Evidence vs Mechanism

  • Several commenters note that epidemiological evidence linking UPFs to harm is strong, while mechanisms remain unclear and likely multiple.
  • Proposed mechanisms include: lack of fiber; shelf‑life additives; artificial emulsifiers harming gut lining; texture and ease of overconsumption; rapid digestion and insulin spikes; hyperpalatability driving calorie excess; and possible effects from packaging chemicals.
  • Some emphasize that not every UPF is harmful and some non‑UPFs may be; the association is category‑level, not universal.

Category Problems & Edge Cases

  • Many examples show fuzziness:
    • Potato chips, popcorn, plain bread, yogurt, cottage cheese, cocoa, coffee, fermented foods, mechanically separated meat.
    • Some “junk” foods aren’t UPF by Nova; some minimally “junk‑like” items (preserved bread, packaged lasagna) are.
  • This leads to concern that “avoid UPFs” appears precise but hides fuzziness, while “avoid junk food” is honestly vague.
  • There’s frustration with rules‑lawyering around the boundary (e.g., packaging sophistication, microwave popcorn, flavored vs plain variants).

Capitalism, Environment, and Behavior

  • Several comments link UPFs to market incentives: food science is optimized for cheap ingredients + maximal palatability, not health.
  • The built food environment makes unhealthy choices the default, turning every meal into a willpower test; individual self‑control is seen as structurally limited.
  • Comparisons are made to tobacco: clear harm before mechanisms were fully worked out.
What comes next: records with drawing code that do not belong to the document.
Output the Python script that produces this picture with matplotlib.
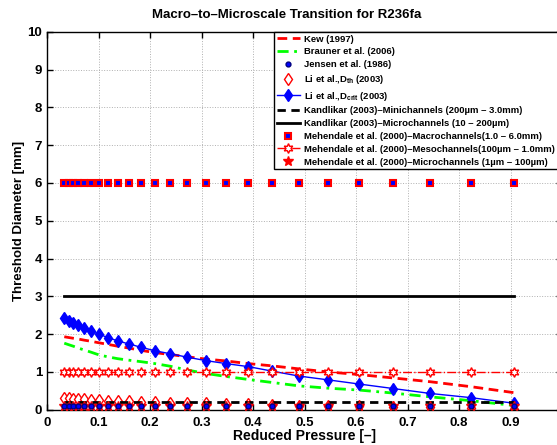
import matplotlib
matplotlib.use("Agg")
import matplotlib.pyplot as plt

plt.rcParams['font.family'] = ['Liberation Sans', 'DejaVu Sans']
plt.rcParams['font.weight'] = 'bold'
plt.rcParams['mathtext.fontset'] = 'custom'
plt.rcParams['mathtext.rm'] = 'Liberation Sans:bold'
plt.rcParams['mathtext.bf'] = 'Liberation Sans:bold'
plt.rcParams['mathtext.it'] = 'Liberation Sans:bold'

# reduced pressure points
pr = [0.0332, 0.0417, 0.0507, 0.0604, 0.0720, 0.0856, 0.1006, 0.1175, 0.1369,
      0.1588, 0.1827, 0.2093, 0.2390, 0.2720, 0.3078, 0.3472, 0.3905, 0.4371,
      0.4889, 0.5452, 0.6054, 0.6720, 0.7439, 0.8223, 0.9070]

kew = [1.93, 1.91, 1.89, 1.87, 1.84, 1.81, 1.77, 1.73, 1.68, 1.63, 1.57, 1.51,
       1.46, 1.40, 1.34, 1.29, 1.22, 1.16, 1.08, 1.00, 0.93, 0.84, 0.74, 0.61, 0.45]
brauner = [1.76, 1.72, 1.68, 1.63, 1.58, 1.52, 1.45, 1.40, 1.35, 1.31, 1.27, 1.22,
           1.15, 1.05, 0.96, 0.88, 0.80, 0.72, 0.63, 0.57, 0.52, 0.44, 0.34, 0.24, 0.11]
jensen = [0.11, 0.11, 0.11, 0.11, 0.11, 0.11, 0.11, 0.11, 0.10, 0.10, 0.10, 0.10,
          0.10, 0.10, 0.10, 0.10, 0.10, 0.10, 0.10, 0.10, 0.10, 0.10, 0.10, 0.10, 0.10]
li_dth = [0.31, 0.30, 0.29, 0.29, 0.28, 0.26, 0.26, 0.24, 0.23, 0.22, 0.21, 0.20,
          0.19, 0.18, 0.17, 0.16, 0.15, 0.13, 0.11, 0.10, 0.09, 0.07, 0.06, 0.04, 0.02]
li_dcrit = [2.42, 2.36, 2.30, 2.23, 2.15, 2.07, 2.00, 1.91, 1.82, 1.74, 1.65, 1.56,
            1.48, 1.39, 1.30, 1.22, 1.14, 1.02, 0.89, 0.79, 0.68, 0.56, 0.43, 0.32, 0.17]
kand_mini = 0.2
kand_micro = 3.0
meh_macro = 6.0
meh_meso = 1.0
meh_micro = 0.1

fig = plt.figure(figsize=(5.57, 4.45), dpi=100)
ax = fig.add_axes([0.0847, 0.0793, 0.9246, 0.8494])

n = len(pr)
ax.plot(pr, kew, 'r--', lw=2, dashes=(3.5, 2), label='Kew (1997)')
ax.plot(pr, brauner, '-.', color='#00ff00', lw=2, dashes=(4, 2, 1, 2), label='Brauner et al. (2006)')
ax.plot(pr, jensen, 'o', mfc='blue', mec='#000080', ms=3.5, ls='none', zorder=6,
        label='Jensen et al. (1986)')
ax.plot(pr, li_dth, 'd', mfc='white', mec='red', ms=6, mew=1, ls='none',
        label='Li et al.,D$_{th}$ (2003)')
ax.plot(pr, li_dcrit, '-d', color='blue', lw=1, ms=6.5,
        label='Li et al.,D$_{crit}$ (2003)')
ax.plot(pr, [kand_mini] * n, 'k--', lw=2, dashes=(3, 2),
        label='Kandlikar (2003)–Minichannels (200µm – 3.0mm)')
ax.plot(pr, [kand_micro] * n, 'k-', lw=2,
        label='Kandlikar (2003)–Microchannels (10 – 200µm)')
ax.plot(pr, [meh_macro] * n, 's', mfc='blue', mec='red', ms=5, mew=1.5, ls='none',
        label='Mehendale et al. (2000)–Macrochannels(1.0 – 6.0mm)')
ax.plot(pr, [meh_meso] * n, color='red', ls='-.', lw=1, marker=(6, 1, 0), ms=7,
        mfc='white', mec='red', mew=1,
        label='Mehendale et al. (2000)–Mesochannels(100µm – 1.0mm)')
ax.plot(pr, [meh_micro] * n, '*', color='red', ms=7, ls='none', zorder=5,
        label='Mehendale et al. (2000)–Microchannels (1µm – 100µm)')

ax.set_xlim(0, 1)
ax.set_ylim(0, 10)
ax.set_xticks([i / 10 for i in range(11)])
# the axes run past the right edge, so the last label is not shown
ax.set_xticklabels(['0', '0.1', '0.2', '0.3', '0.4', '0.5', '0.6', '0.7', '0.8', '0.9', ''])
ax.set_yticks(range(11))
ax.tick_params(direction='in', top=True, right=True, length=4, labelsize=9.5, width=1)
ax.tick_params(axis='x', pad=5)
for lab in ax.get_xticklabels() + ax.get_yticklabels():
    lab.set_fontweight('bold')
ax.grid(True, ls=':', color='#b0b0b0', lw=0.7)
for sp in ax.spines.values():
    sp.set_linewidth(1)

fig.text(287 / 557, 1 - 15 / 445, 'Macro–to–Microscale Transition for R236fa',
         ha='center', va='center', fontsize=9.5, fontweight='bold')
ax.set_xlabel('Reduced Pressure [–]', fontsize=10, fontweight='bold', labelpad=0)
ax.set_ylabel('Threshold Diameter [mm]', fontsize=9.5, fontweight='bold', labelpad=2)

leg = ax.legend(loc='upper left', bbox_to_anchor=(0.44, 1.0), borderaxespad=0,
                fontsize=6.8, fancybox=False, framealpha=1, edgecolor='black',
                labelspacing=0.4, handlelength=2.5, handletextpad=0.4,
                borderpad=0.3)
leg.get_frame().set_linewidth(1)

fig.savefig('out.png', dpi=100)
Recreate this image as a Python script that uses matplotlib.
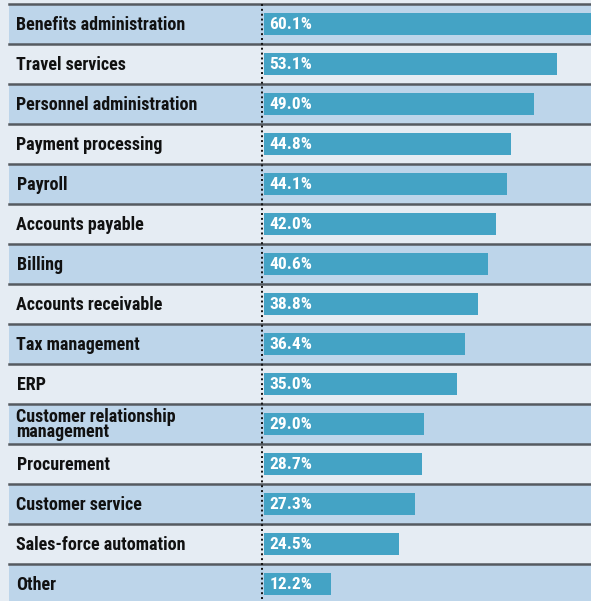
import matplotlib.pyplot as plt
from matplotlib.transforms import blended_transform_factory

# Share of companies using shared services, by function
functions = [
    "Benefits administration", "Travel services", "Personnel administration",
    "Payment processing", "Payroll", "Accounts payable", "Billing",
    "Accounts receivable", "Tax management", "ERP",
    "Customer relationship\nmanagement", "Procurement", "Customer service",
    "Sales-force automation", "Other",
]
shares = [60.1, 53.1, 49.0, 44.8, 44.1, 42.0, 40.6, 38.8, 36.4, 35.0,
          29.0, 28.7, 27.3, 24.5, 12.2]

W, H = 591, 601
bar_x0 = 264          # pixel where bars start
px_per_pct = 5.52
row_h = 40
row_top = 4

BG = "#e5ecf3"
BAND = "#bdd5ea"
BAR = "#44a3c5"
LINE = "#555a60"
FONT = ["Roboto Condensed", "DejaVu Sans"]

fig = plt.figure(figsize=(W / 100, H / 100), dpi=100)
fig.patch.set_facecolor(BG)
ax = fig.add_axes([0, 0, 1, 1])
ax.set_facecolor(BG)
ax.set_xlim(-bar_x0 / px_per_pct, (W - bar_x0) / px_per_pct)
c0 = row_top + row_h / 2
ax.set_ylim((H - c0) / row_h, -c0 / row_h)
ax.axis("off")

x_left = 9 / W
trans = blended_transform_factory(ax.transAxes, ax.transData)
n = len(functions)
for i, name in enumerate(functions):
    if i % 2 == 0:
        ax.axhspan(i - 0.5, i + 0.5, xmin=x_left, xmax=1, color=BAND, lw=0, zorder=0)
    ax.axhline(i - 0.5, xmin=x_left, xmax=1, color=LINE, lw=1.8, zorder=3)
    # baseline of the last line, in row units below the row centre
    base = i + 0.33 if "\n" in name else i + 0.14
    ax.text(16.5 / W, base, name, transform=trans, ha="left", va="baseline",
            fontsize=13, fontweight=800, family=FONT, color="#111111",
            linespacing=0.8, zorder=4)

ys = list(range(n))
ax.barh(ys, shares, height=0.56, left=0, color=BAR, zorder=2)
for y, val in zip(ys, shares):
    ax.text(5.5 / px_per_pct, y + 0.13, f"{val:.1f}%", ha="left", va="baseline",
            fontsize=12.5, fontweight=800, family=FONT, color="white", zorder=4)

ax.plot([-2 / px_per_pct] * 2, [-0.5, n], color="#111111", lw=1.4,
        ls=(0, (1, 1.5)), zorder=5)

fig.savefig("out.png", dpi=100, facecolor=BG)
Policy and Practical Guidance

  • Some worry about policy moves (e.g., school bans) based on a broad, somewhat ill‑defined category.
  • Pragmatic advice from commenters: prioritize whole or minimally processed foods (fruits, vegetables, simple meats, basic dairy, whole grains, fermented foods); be suspicious of long ingredient lists, strong marketing claims, long shelf life, and highly palatable, calorie‑dense products.